Thursday, March 10, 2016
Album Review :: HECK - Instructions
HECK
Instructions
March 11 2016 (NPAG Industries)
8/10
Words: Richard O’Hagan
You might know HECK better as Baby Godzilla, the noisy punk act who have been doing a nice line in ear-bashing live shows around the nation’s smaller venues over the past two years. Unfortunately, the people who own the ‘Godzilla’ name objected to their giant lizard being associated with a bunch of shouty people from Nottingham and insisted upon a name change. Hence HECK.
Not that the name change has really changed anything very much. HECK’s music is still a frenetic mess, where the guitar lines occasionally jar, the melody sometimes drops out for no apparent reason, and false endings abound. Over the top, Matt Reynolds’ voice screams, wails and moans. Some have compared gestating your first album to childbirth, but HECK have gone straight to the ’43-minutes-of-shouting’ bit at the end.

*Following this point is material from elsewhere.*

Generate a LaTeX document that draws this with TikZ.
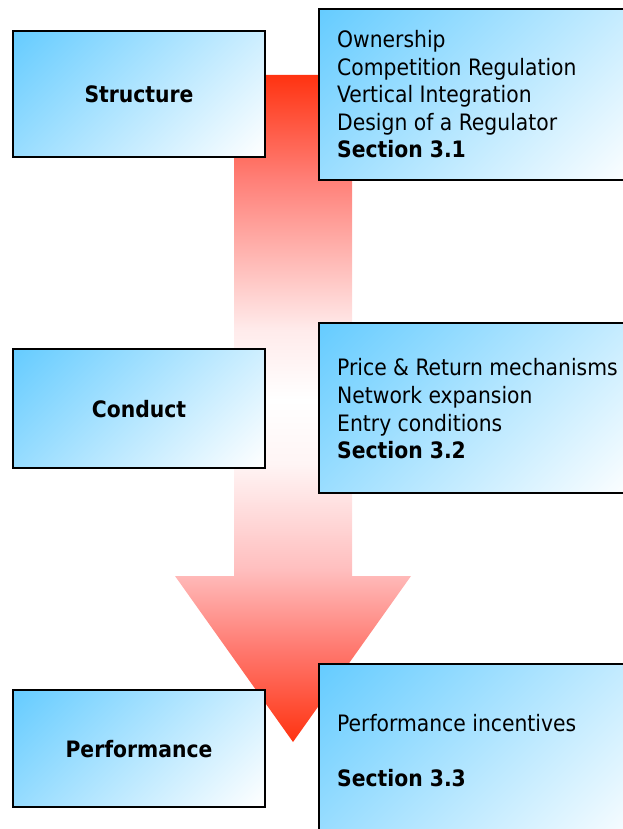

There’s a bit of something for fans of all styles of heavier music on this co-produced with Matt Peel (Pulled Apart By Horses / EAGULLS) album. Those who like punkier, Gallows-esque, stuff will enjoy tracks like opener ‘Good As Dead’ and lead single ‘The Breakers’. Those who like more traditional metal will go for numbers such as ‘White Devil’. And somewhere inbetween can be found the tripartite epic of ‘See The Old Lady Decently / Buried Although/Amongst Those Left Are You’, all 14 minutes of it to bring the album to a properly climactic close.
Neat little touches dot the album, too. There are some amusing titles and some very gentle sections to provide just enough contrast in the recordings – the coda to ‘Don’t Touch That Dial’ is especially lovely. The more often you listen, the more little surprises you find.
Following exactly what Reynolds is going on about isn’t easy at times, but some sympathetic production allows lines such as "We’re all fucked", "Suffering suffering suffering" and "Can you put a price on my head?" to come over pretty clearly, so we can be reasonably certain that he’s not a happy bunny. Which is great, because virulent love songs and this entertaining angry chaos wouldn’t be a happy mix. He’s right when he says towards the end "There is nothing groundbreaking, there is no revolution", but who needs either of those things when you’re being entertained anyway?